Situated under a highway bridge on the Perdido side of the intercoastal waterway is a quaint little beach house, complete with a wrap-around porch, corrugated tin roof and a sign that reads, “Fisherman’s Corner.” In past lives, this humble structure served as a home, as well as a bait ‘n tackle shop, and it shows. At first glance, fine dining is the last thing to come to mind. In fact, walking in the front door, it felt more like I was about to have a family dinner with aunts and uncles whose names I don’t remember. My expectations were blown away.
I counted only 20 tables, complete with white tablecloths and folded napkins, situated in what would have been the living room of the house. I was seated and greeted immediately by a waiter who was, above all, honest. He pointed to an adjacent room that lacked doors and explained that the kitchen was just a converted hallway, so a wait should be expected. Luckily, I was dining during the offseason, so the place was nearly empty.

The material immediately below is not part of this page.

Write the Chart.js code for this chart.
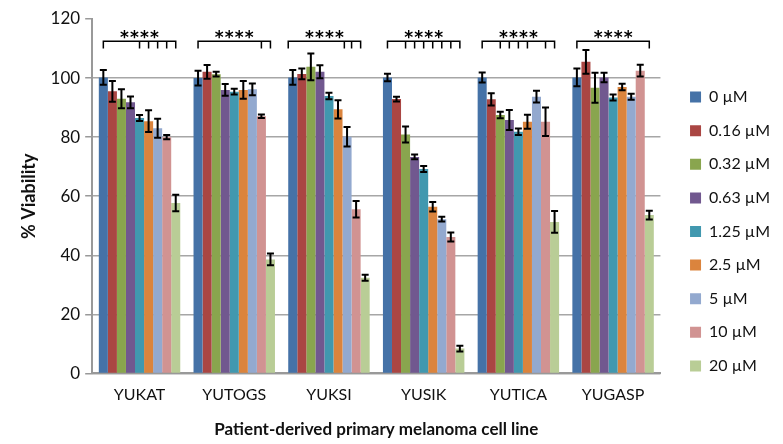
<!DOCTYPE html>
<html>
<head>
<meta charset="utf-8">
<script src="https://cdn.jsdelivr.net/npm/chart.js@4"></script>
<style>
  html, body { margin: 0; padding: 0; background: #fff; }
  #wrap { width: 783px; height: 444px; position: relative; }
</style>
</head>
<body>
<div id="wrap"><canvas id="viability"></canvas></div>
<script>
// cell lines and doses
var cellLines = ["YUKAT", "YUTOGS", "YUKSI", "YUSIK", "YUTICA", "YUGASP"];
var doses = ["0 \u00b5M", "0.16 \u00b5M", "0.32 \u00b5M", "0.63 \u00b5M", "1.25 \u00b5M", "2.5 \u00b5M", "5 \u00b5M", "10 \u00b5M", "20 \u00b5M"];

// mean % viability per dose, one entry per cell line
var v0   = [100.2, 100.0, 100.2, 100.2, 100.2, 100.2];
var v016 = [95.5, 102.1, 101.4, 92.9, 92.8, 105.5];
var v032 = [93.0, 101.3, 103.8, 80.9, 87.5, 96.7];
var v063 = [91.8, 96.0, 102.1, 73.3, 85.8, 100.2];
var v125 = [86.5, 95.4, 93.9, 69.2, 81.8, 93.4];
var v25  = [85.4, 96.0, 89.4, 56.4, 85.2, 97.0];
var v5   = [83.0, 96.2, 80.1, 52.2, 93.7, 93.7];
var v10  = [80.0, 87.1, 55.6, 46.2, 85.2, 102.5];
var v20  = [57.7, 38.6, 32.4, 8.4, 51.3, 53.6];

// error (+/-)
var e0   = [2.5, 2.5, 2.5, 1.3, 1.7, 3.0];
var e016 = [3.5, 2.3, 1.8, 0.8, 2.1, 4.0];
var e032 = [3.2, 0.8, 4.5, 2.7, 1.1, 5.1];
var e063 = [2.0, 2.0, 2.2, 0.8, 3.4, 1.6];
var e125 = [1.0, 1.0, 1.1, 1.0, 1.1, 1.0];
var e25  = [3.7, 3.0, 3.1, 1.6, 2.4, 1.1];
var e5   = [3.2, 2.0, 3.3, 0.8, 2.0, 1.0];
var e10  = [0.7, 0.6, 2.8, 1.5, 4.8, 2.0];
var e20  = [2.8, 2.0, 1.0, 1.0, 3.7, 1.5];

// significance brackets (bar index within the group)
var bracketStart = [0, 0, -0.5, 0, 0, 0];
var bracketEnd   = [8, 8, 7.5, 8, 8, 8];
var bracketTicks = [[4, 5, 6, 7], [7], [5.7, 6.5], [2, 3, 4, 5, 6, 7], [2, 3, 4, 5, 7], []];
var bracketLabel = "****";

var colors = ["#4572A7", "#AA4643", "#89A54E", "#71588F", "#4198AF", "#DB843D", "#93A9CF", "#D19392", "#B9CD96"];
var values = [v0, v016, v032, v063, v125, v25, v5, v10, v20];
var errors = [e0, e016, e032, e063, e125, e25, e5, e10, e20];

var FONT = "Lato, 'Open Sans', sans-serif";

var errorBars = {
    id: "errorBars",
    afterDatasetsDraw: function (chart) {
        var ctx = chart.ctx, y = chart.scales.y;
        ctx.save();
        ctx.strokeStyle = "#000";
        ctx.lineWidth = 2;
        chart.data.datasets.forEach(function (ds, di) {
            var meta = chart.getDatasetMeta(di);
            meta.data.forEach(function (bar, i) {
                var m = ds.data[i], e = errors[di][i];
                var top = y.getPixelForValue(m + e), bot = y.getPixelForValue(m - e);
                var cap = 3.5;
                ctx.beginPath();
                ctx.moveTo(bar.x, top); ctx.lineTo(bar.x, bot);
                ctx.moveTo(bar.x - cap, top); ctx.lineTo(bar.x + cap, top);
                ctx.moveTo(bar.x - cap, bot); ctx.lineTo(bar.x + cap, bot);
                ctx.stroke();
            });
        });
        ctx.restore();
    }
};

var brackets = {
    id: "brackets",
    afterDatasetsDraw: function (chart) {
        var ctx = chart.ctx, y = chart.scales.y;
        var first = chart.getDatasetMeta(0).data, second = chart.getDatasetMeta(1).data;
        var lineY = y.getPixelForValue(112.5), tickY = y.getPixelForValue(110);
        ctx.save();
        ctx.strokeStyle = "#000";
        ctx.fillStyle = "#000";
        ctx.lineWidth = 1.5;
        cellLines.forEach(function (c, i) {
            var x0 = first[i].x, step = second[i].x - first[i].x;
            var xs = x0 + bracketStart[i] * step, xe = x0 + bracketEnd[i] * step;
            ctx.beginPath();
            ctx.moveTo(xs, tickY); ctx.lineTo(xs, lineY); ctx.lineTo(xe, lineY); ctx.lineTo(xe, tickY);
            bracketTicks[i].forEach(function (t) {
                var xt = x0 + t * step;
                ctx.moveTo(xt, lineY); ctx.lineTo(xt, tickY);
            });
            ctx.stroke();
            ctx.font = "bold 17px 'DejaVu Sans'";
            ctx.textAlign = "center";
            ctx.textBaseline = "alphabetic";
            var mid = (xs + xe) / 2;
            for (var k = 0; k < bracketLabel.length; k++) {
                ctx.fillText("*", mid + (k - 1.5) * 10, lineY + 2);
            }
        });
        ctx.restore();
    }
};

// push the legend a bit further from the plot, like the original
var legendShift = {
    id: "legendShift",
    afterLayout: function (chart) {
        chart.legend.left += 12;
        chart.legend.right += 12;
    }
};

new Chart("viability", {
    type: "bar",
    data: {
        labels: cellLines,
        datasets: doses.map(function (d, i) {
            return {
                label: d,
                data: values[i],
                backgroundColor: colors[i],
                borderWidth: 0,
                categoryPercentage: 0.86,
                barPercentage: 1.0
            };
        })
    },
    options: {
        responsive: true,
        maintainAspectRatio: false,
        animation: false,
        layout: { padding: { left: 14, right: 15, top: 19, bottom: 0 } },
        scales: {
            x: {
                grid: { display: false, drawTicks: false },
                border: { color: "#999", width: 2 },
                ticks: { color: "#111", font: { family: FONT, size: 16 }, padding: 12 },
                title: { display: true, text: "Patient-derived primary melanoma cell line", color: "#111",
                         font: { family: FONT, size: 17, weight: "bold" }, padding: { top: 3, bottom: 4 } }
            },
            y: {
                min: 0, max: 120,
                ticks: { stepSize: 20, color: "#111", font: { family: FONT, size: 17 }, padding: 5 },
                grid: {
                    color: function (c) { return c.tick && c.tick.value === 120 ? "rgba(0,0,0,0)" : "#a6a6a6"; },
                    tickColor: "#999", lineWidth: 1.5, tickLength: 7
                },
                border: { color: "#999", width: 2 },
                title: { display: true, text: "% Viability", color: "#111",
                         font: { family: FONT, size: 18, weight: "bold" }, padding: { bottom: 6 } }
            }
        },
        plugins: {
            legend: {
                position: "right",
                labels: { boxWidth: 11, boxHeight: 11, padding: 17.6, color: "#111",
                          font: { family: FONT, size: 16 } }
            },
            tooltip: { enabled: false }
        }
    },
    plugins: [errorBars, brackets, legendShift]
});
</script>
</body>
</html>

The waiter gave me a specials menu that was handwritten on a notepad. It turns out that the chef’s specials change daily, depending on what the local fishermen catch that day. I spoke to one of the three rotating head chefs, and he said that it’s a culinary test that benefits the customer more than anyone else. The dynamic environment invokes creativity, while the limitations of a small kitchen ensure quality. There is no room for storage at Fisherman’s Corner, so the seafood is fresh, and every sauce is made to-order with each dish, rather than being ladled out of a vat.
Armed with this knowledge, I ordered the crawfish étouffée, a staple item featuring the art of the sauce, and the blackened grouper, a chef’s special for that particular day. I was given the option to order my étouffée “spicy,” and as a devout Cajun, I seized the opportunity. The dish boasted near-perfect ratios in all aspects. The relationship between spice and flavor was complex and balanced. It was a thick, filling entrée served in generous portions, so I made the most of my leftovers. The blackened grouper special did not disappoint, and it proved how effective the Fisherman’s Corner system could be. The fish might as well have jumped out of the sea and onto my plate. As much as I liked the entrees, however, they were not what had me licking my lips for weeks to come.
My original plan to order the crab cake appetizer was struck down. (It was implied that I should have arrived earlier if I wanted the incredibly popular crab cakes.) I ordered the fried green tomatoes as a backup, and I wasn’t expecting much. I was sorely mistaken. What I received was a tower of thick, juicy tomato slices, fried golden brown and stacked three-high, separated by slabs of half-melted mozzarella. This architectural masterpiece rested on a foundation of pooled roux, a thick and creamy sauce that featured crawfish tails and peppers of all kinds. This appetizer epitomized Fisherman’s Corner, a place where the usual staples of southern, Cajun and beach menus are upgraded to the highest caliber of art, precision, and above all, quality.
So if you’re currently preparing for the most memorable spring break to date, don’t be afraid to keep it classy and enjoy a fine dinner at Fisherman’s Corner.